Understanding Grampa's 1938 death certificate re cause

My grandpa died in 1938, well before I was born. I came across his death certificate, but I don’t understand it. Can you help put it in plain English?

Here’s what is says, to the best I can read it:

What likely happened here?

Not due to external cause (violence).

He was born in 1890 and was 48 at the time of death.

WAG–he died during cancer surgery.

Intestinal obstructions, combined with pulmonary embolism…if this were all a big joke on a cartoon show, he’d have died of constipation, straining on the john.

But in all seriousness it sounds intestinal in some way, at least.

Colostasis could be cholestasis, which means that bile cannot empty into the small intestine. This is a Very Bad Thing. Carcinoma is a type of cancer. He apparently had some form of intestinal obstruction, perhaps a malignant tumor. On Oct. 20th, he had surgery to remove it.

On October 31st, he threw a clot, which lodged in his lungs, deprived him of oxygen, and killed him. There’s a high likelihood that the clot originated at the surgical site or in his legs, forming there because he was less active due to the cancer and the surgery.

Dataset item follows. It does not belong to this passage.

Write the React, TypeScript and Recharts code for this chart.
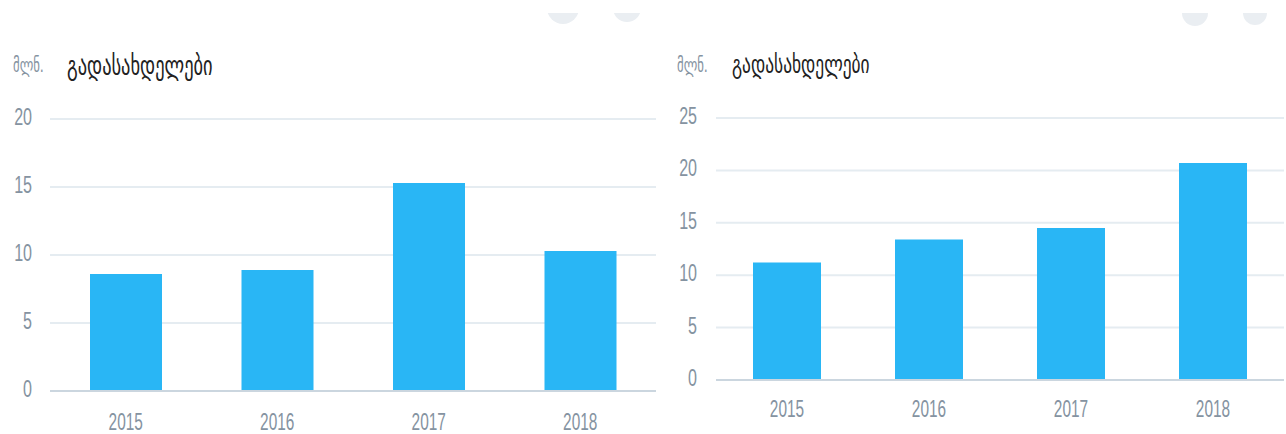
import React from 'react';
import { BarChart, Bar, XAxis, YAxis, CartesianGrid } from 'recharts';

const years = ['2015', '2016', '2017', '2018'];
const paymentsLeft = [8.6, 8.9, 15.3, 10.3];
const paymentsRight = [11.2, 13.4, 14.5, 20.7];
const ticksLeft = [0, 5, 10, 15, 20];
const ticksRight = [0, 5, 10, 15, 20, 25];
const unitLabel = 'მლნ.';
const chartTitle = 'გადასახდელები';

const BAR_COLOR = '#29b6f5';
const GRID_COLOR = '#e5ecf1';
const AXIS_COLOR = '#cbd6df';
const TICK_COLOR = '#8593a1';
const SQUEEZE = 0.67;

const XTick = (props: any) => {
  const { x, y, payload, offset } = props;
  return (
    <text
      transform={`translate(${x},${y + offset}) scale(${SQUEEZE},1)`}
      textAnchor="middle"
      fill={TICK_COLOR}
      fontFamily="'Liberation Sans', Arial, sans-serif"
      fontSize={23}
    >
      {payload.value}
    </text>
  );
};

const YTick = (props: any) => {
  const { x, y, payload, gap } = props;
  return (
    <text
      transform={`translate(${x - gap},${y + 6}) scale(${SQUEEZE},1)`}
      textAnchor="end"
      fill={TICK_COLOR}
      fontFamily="'Liberation Sans', Arial, sans-serif"
      fontSize={24}
    >
      {payload.value}
    </text>
  );
};

interface PanelProps {
  values: number[];
  ticks: number[];
  left: number;
  width: number;
  axisWidth: number;
  top: number;
  bottom: number;
  right: number;
  barSize: number;
  tickGap: number;
  xOffset: number;
  unitX: number;
  titleX: number;
  titleSize: number;
}

const Panel: React.FC<PanelProps> = (p) => {
  const data = years.map((year, i) => ({ year, value: p.values[i] }));
  return (
    <div style={{ position: 'absolute', left: p.left, top: 0, width: p.width, height: 434 }}>
      <div
        style={{
          position: 'absolute',
          left: p.unitX,
          top: 54,
          fontFamily: "'DejaVu Sans', sans-serif",
          fontSize: 19,
          color: TICK_COLOR,
          transform: `scale(${SQUEEZE},1)`,
          transformOrigin: 'left top',
          whiteSpace: 'nowrap',
        }}
      >
        {unitLabel}
      </div>
      <div
        style={{
          position: 'absolute',
          left: p.titleX,
          top: 49,
          fontFamily: "'DejaVu Sans', sans-serif",
          fontSize: p.titleSize,
          color: '#222',
          transform: `scale(${SQUEEZE},1)`,
          transformOrigin: 'left top',
          whiteSpace: 'nowrap',
        }}
      >
        {chartTitle}
      </div>
      <BarChart
        width={p.width}
        height={434}
        data={data}
        margin={{ top: p.top, right: p.right, bottom: 0, left: 0 }}
        style={{ position: 'absolute', left: 0, top: 0 }}
      >
        <CartesianGrid vertical={false} stroke={GRID_COLOR} strokeWidth={2} />
        <XAxis
          dataKey="year"
          tickLine={false}
          tickSize={0}
          tickMargin={0}
          axisLine={{ stroke: AXIS_COLOR, strokeWidth: 2 }}
          tick={<XTick offset={p.xOffset} />}
          height={p.bottom}
        />
        <YAxis
          width={p.axisWidth}
          domain={[0, p.ticks[p.ticks.length - 1]]}
          ticks={p.ticks}
          axisLine={false}
          tickLine={false}
          tickSize={0}
          tickMargin={0}
          tick={<YTick gap={p.tickGap} />}
        />
        <Bar dataKey="value" fill={BAR_COLOR} barSize={p.barSize} isAnimationActive={false} />
      </BarChart>
    </div>
  );
};

const Bubble = ({ x, y, r }: { x: number; y: number; r: number }) => (
  <div
    style={{
      position: 'absolute',
      left: x - r,
      top: y - r,
      width: r * 2,
      height: r * 2,
      borderRadius: '50%',
      background: '#eaeef2',
    }}
  />
);

export default function App() {
  return (
    <div style={{ position: 'absolute', left: 0, top: 0, width: 1286, height: 434, background: '#fff', overflow: 'hidden' }}>
      <div style={{ position: 'absolute', left: 0, top: 13, width: 1286, height: 30, overflow: 'hidden' }}>
        <Bubble x={563} y={-5} r={16} />
        <Bubble x={627} y={-5} r={14} />
        <Bubble x={1195} y={0} r={13} />
        <Bubble x={1255} y={0} r={12} />
      </div>
      <Panel
        values={paymentsLeft}
        ticks={ticksLeft}
        left={0}
        width={660}
        axisWidth={50}
        top={119}
        bottom={43}
        right={4}
        barSize={72}
        tickGap={18}
        xOffset={39}
        unitX={13}
        titleX={67}
        titleSize={27.5}
      />
      <Panel
        values={paymentsRight}
        ticks={ticksRight}
        left={660}
        width={626}
        axisWidth={56}
        top={118}
        bottom={54}
        right={2}
        barSize={68}
        tickGap={19}
        xOffset={37}
        unitX={17}
        titleX={72}
        titleSize={26}
      />
    </div>
  );
}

Just to add to what the others have said.

  1. “carcinoma recto…g…d [illegible to me]” is likely carcinoma of the rectosigmoid. That refers to a cancer in the area of the junction of the rectum and sigmoid colon (look here). (Note that colon = large intestine)

  2. “colostasis” is probably cholestasis which, in turn, refers to sluggish or absent flow of bile in and from the liver (often associated with yellow jaundice). Given the setting of cancer of the colon, the cholestasis here is very likely to have been due to metastases from the cancer to the liver (which is actually a very common site of spread of bowel cancer).

  3. Pulmonary embolism, again, as others have noted, means a blood clot in the lungs. In fact, “venous thromboembolism” (the medical term for that type of blood clots) is a fairly common complication of cancer. Somewhere around four or five percent of people with cancer develop clots (i.e. are diagnosed with them), but autopsy studies show a much higher rate (i.e. undiagnosed clots). Indeed, blood testing shows that essentially all people with cancer have some abnormal clotting going on.

Hope this helps.

Just to add to what Karl said - the proximate cause of death likely was carcinoma of the rectosigmoid colon, which predisposed to the formation of blood clots, and the immediate cause of death appears to have been pulmonary embolism.

This is very similar to how my little sister died.

She had a mass/tumor in her stomach that had attached itself to the lining of her stomach wall. It ripped free, causing a tear in her stomach and the blood clots like phouka said.
The blood clot travelled to her lung, causing the pulmonary embullism and her subsequent death.

The scary thing was that some friends were taking her out for her birthday. She had just been complaining of a stomach ache and decided to stay home. One of her housemates then found her in the bathroom and called the paramedics. She died before they could even get her down the stairs on the stretcher. This was all in the course of a few hours.

We had her funeral on her 33rd birthday - buried her in the vets memorial cemetary the next day - and on the third day was my birthday. It’s all very morbid.

Thanks for all your input. Fascinating.

I had heard that he possibly died in an oil well accident, as he was an oil man. This death certificate puts an end to that rumor.

Sorry melodyharmonius for your loss. That sounds horrible.

Well, it’s entirely possible that he fell or was injured in an oil well accident, and that was what caused the tumor to tear from the lining and resulted in the embullism - and the operation could have revealed that.

Thanks for your kind words - it was quite a shock for me - but I just focus on the happy stuff now. Our birthdays are in April though. So ask me again in a few weeks.

The spots on the death cert. are blank for accidents or other violence.

Back then, in many cases, the cause of death was chosen from anything plausible they could find wrong with the body, in order to hide something the family found embarrassing. My grandmother, for example, died in some mysterious fashion that the family won’t talk about. Death cert says pneumonia, but how she contracted pneumonia, and whether or not that was the actual immediate cause of death seems to involve something the family has been covering up for over 60 years, now. Many of her descendants in my generation have been trying to dig up the dirt for years, without success.